### Stated exercise
Transcribe the listing exactly, leaving out every picture.

### Raw data

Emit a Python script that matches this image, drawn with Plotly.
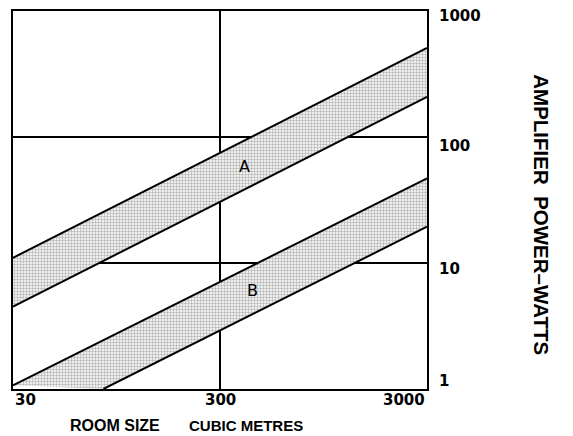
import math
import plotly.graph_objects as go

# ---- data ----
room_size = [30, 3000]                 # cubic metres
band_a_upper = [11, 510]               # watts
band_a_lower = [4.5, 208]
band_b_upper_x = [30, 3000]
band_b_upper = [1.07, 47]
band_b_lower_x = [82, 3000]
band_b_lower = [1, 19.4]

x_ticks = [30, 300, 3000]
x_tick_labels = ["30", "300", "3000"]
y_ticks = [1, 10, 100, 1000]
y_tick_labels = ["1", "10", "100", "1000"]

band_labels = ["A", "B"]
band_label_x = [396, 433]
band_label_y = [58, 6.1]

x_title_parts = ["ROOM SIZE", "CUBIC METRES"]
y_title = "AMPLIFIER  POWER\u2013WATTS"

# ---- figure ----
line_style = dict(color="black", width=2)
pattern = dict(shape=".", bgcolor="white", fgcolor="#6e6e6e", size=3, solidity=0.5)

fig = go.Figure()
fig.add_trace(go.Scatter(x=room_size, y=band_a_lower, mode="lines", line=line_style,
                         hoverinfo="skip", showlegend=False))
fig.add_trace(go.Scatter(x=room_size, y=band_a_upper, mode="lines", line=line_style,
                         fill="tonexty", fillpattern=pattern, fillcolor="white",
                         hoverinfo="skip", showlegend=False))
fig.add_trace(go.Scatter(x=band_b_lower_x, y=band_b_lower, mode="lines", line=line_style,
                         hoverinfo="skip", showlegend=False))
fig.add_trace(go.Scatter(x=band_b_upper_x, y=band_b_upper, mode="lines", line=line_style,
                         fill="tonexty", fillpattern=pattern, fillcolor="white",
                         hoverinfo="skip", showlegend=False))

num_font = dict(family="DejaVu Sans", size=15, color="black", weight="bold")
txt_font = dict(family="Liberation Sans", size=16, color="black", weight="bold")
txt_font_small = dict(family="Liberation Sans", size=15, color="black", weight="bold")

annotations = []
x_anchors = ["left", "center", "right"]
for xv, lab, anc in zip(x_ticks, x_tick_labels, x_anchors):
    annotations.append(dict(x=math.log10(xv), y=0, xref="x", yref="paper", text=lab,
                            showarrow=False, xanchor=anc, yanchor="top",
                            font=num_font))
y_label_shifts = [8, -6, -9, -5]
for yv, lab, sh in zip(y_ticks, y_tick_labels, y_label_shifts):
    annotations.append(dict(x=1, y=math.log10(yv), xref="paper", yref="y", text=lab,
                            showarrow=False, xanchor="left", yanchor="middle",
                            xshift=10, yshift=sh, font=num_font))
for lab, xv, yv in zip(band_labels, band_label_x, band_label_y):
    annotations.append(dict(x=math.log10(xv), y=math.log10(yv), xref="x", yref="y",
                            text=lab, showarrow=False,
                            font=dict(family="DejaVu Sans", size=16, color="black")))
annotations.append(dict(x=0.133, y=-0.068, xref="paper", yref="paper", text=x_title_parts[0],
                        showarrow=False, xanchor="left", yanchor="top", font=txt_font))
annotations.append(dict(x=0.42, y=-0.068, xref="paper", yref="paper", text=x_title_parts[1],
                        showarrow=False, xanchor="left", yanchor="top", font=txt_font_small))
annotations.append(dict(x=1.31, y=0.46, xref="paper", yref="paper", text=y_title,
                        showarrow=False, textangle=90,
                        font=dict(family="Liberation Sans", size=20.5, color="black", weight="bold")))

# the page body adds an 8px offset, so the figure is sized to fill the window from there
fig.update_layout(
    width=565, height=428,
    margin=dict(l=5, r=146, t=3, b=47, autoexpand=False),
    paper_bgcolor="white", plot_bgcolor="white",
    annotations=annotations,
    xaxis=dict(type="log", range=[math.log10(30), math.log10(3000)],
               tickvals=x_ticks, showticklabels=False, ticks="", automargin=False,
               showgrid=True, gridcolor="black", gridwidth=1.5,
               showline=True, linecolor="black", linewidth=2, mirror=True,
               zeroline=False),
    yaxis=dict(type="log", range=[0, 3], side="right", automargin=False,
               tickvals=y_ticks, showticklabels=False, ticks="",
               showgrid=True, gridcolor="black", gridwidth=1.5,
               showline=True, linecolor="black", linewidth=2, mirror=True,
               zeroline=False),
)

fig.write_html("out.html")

### Answer to the task
Emit a Python script that matches this image, drawn with Plotly.
import math
import plotly.graph_objects as go

# ---- data ----
room_size = [30, 3000]                 # cubic metres
band_a_upper = [11, 510]               # watts
band_a_lower = [4.5, 208]
band_b_upper_x = [30, 3000]
band_b_upper = [1.07, 47]
band_b_lower_x = [82, 3000]
band_b_lower = [1, 19.4]

x_ticks = [30, 300, 3000]
x_tick_labels = ["30", "300", "3000"]
y_ticks = [1, 10, 100, 1000]
y_tick_labels = ["1", "10", "100", "1000"]

band_labels = ["A", "B"]
band_label_x = [396, 433]
band_label_y = [58, 6.1]

x_title_parts = ["ROOM SIZE", "CUBIC METRES"]
y_title = "AMPLIFIER  POWER\u2013WATTS"

# ---- figure ----
line_style = dict(color="black", width=2)
pattern = dict(shape=".", bgcolor="white", fgcolor="#6e6e6e", size=3, solidity=0.5)

fig = go.Figure()
fig.add_trace(go.Scatter(x=room_size, y=band_a_lower, mode="lines", line=line_style,
                         hoverinfo="skip", showlegend=False))
fig.add_trace(go.Scatter(x=room_size, y=band_a_upper, mode="lines", line=line_style,
                         fill="tonexty", fillpattern=pattern, fillcolor="white",
                         hoverinfo="skip", showlegend=False))
fig.add_trace(go.Scatter(x=band_b_lower_x, y=band_b_lower, mode="lines", line=line_style,
                         hoverinfo="skip", showlegend=False))
fig.add_trace(go.Scatter(x=band_b_upper_x, y=band_b_upper, mode="lines", line=line_style,
                         fill="tonexty", fillpattern=pattern, fillcolor="white",
                         hoverinfo="skip", showlegend=False))

num_font = dict(family="DejaVu Sans", size=15, color="black", weight="bold")
txt_font = dict(family="Liberation Sans", size=16, color="black", weight="bold")
txt_font_small = dict(family="Liberation Sans", size=15, color="black", weight="bold")

annotations = []
x_anchors = ["left", "center", "right"]
for xv, lab, anc in zip(x_ticks, x_tick_labels, x_anchors):
    annotations.append(dict(x=math.log10(xv), y=0, xref="x", yref="paper", text=lab,
                            showarrow=False, xanchor=anc, yanchor="top",
                            font=num_font))
y_label_shifts = [8, -6, -9, -5]
for yv, lab, sh in zip(y_ticks, y_tick_labels, y_label_shifts):
    annotations.append(dict(x=1, y=math.log10(yv), xref="paper", yref="y", text=lab,
                            showarrow=False, xanchor="left", yanchor="middle",
                            xshift=10, yshift=sh, font=num_font))
for lab, xv, yv in zip(band_labels, band_label_x, band_label_y):
    annotations.append(dict(x=math.log10(xv), y=math.log10(yv), xref="x", yref="y",
                            text=lab, showarrow=False,
                            font=dict(family="DejaVu Sans", size=16, color="black")))
annotations.append(dict(x=0.133, y=-0.068, xref="paper", yref="paper", text=x_title_parts[0],
                        showarrow=False, xanchor="left", yanchor="top", font=txt_font))
annotations.append(dict(x=0.42, y=-0.068, xref="paper", yref="paper", text=x_title_parts[1],
                        showarrow=False, xanchor="left", yanchor="top", font=txt_font_small))
annotations.append(dict(x=1.31, y=0.46, xref="paper", yref="paper", text=y_title,
                        showarrow=False, textangle=90,
                        font=dict(family="Liberation Sans", size=20.5, color="black", weight="bold")))

# the page body adds an 8px offset, so the figure is sized to fill the window from there
fig.update_layout(
    width=565, height=428,
    margin=dict(l=5, r=146, t=3, b=47, autoexpand=False),
    paper_bgcolor="white", plot_bgcolor="white",
    annotations=annotations,
    xaxis=dict(type="log", range=[math.log10(30), math.log10(3000)],
               tickvals=x_ticks, showticklabels=False, ticks="", automargin=False,
               showgrid=True, gridcolor="black", gridwidth=1.5,
               showline=True, linecolor="black", linewidth=2, mirror=True,
               zeroline=False),
    yaxis=dict(type="log", range=[0, 3], side="right", automargin=False,
               tickvals=y_ticks, showticklabels=False, ticks="",
               showgrid=True, gridcolor="black", gridwidth=1.5,
               showline=True, linecolor="black", linewidth=2, mirror=True,
               zeroline=False),
)

fig.write_html("out.html")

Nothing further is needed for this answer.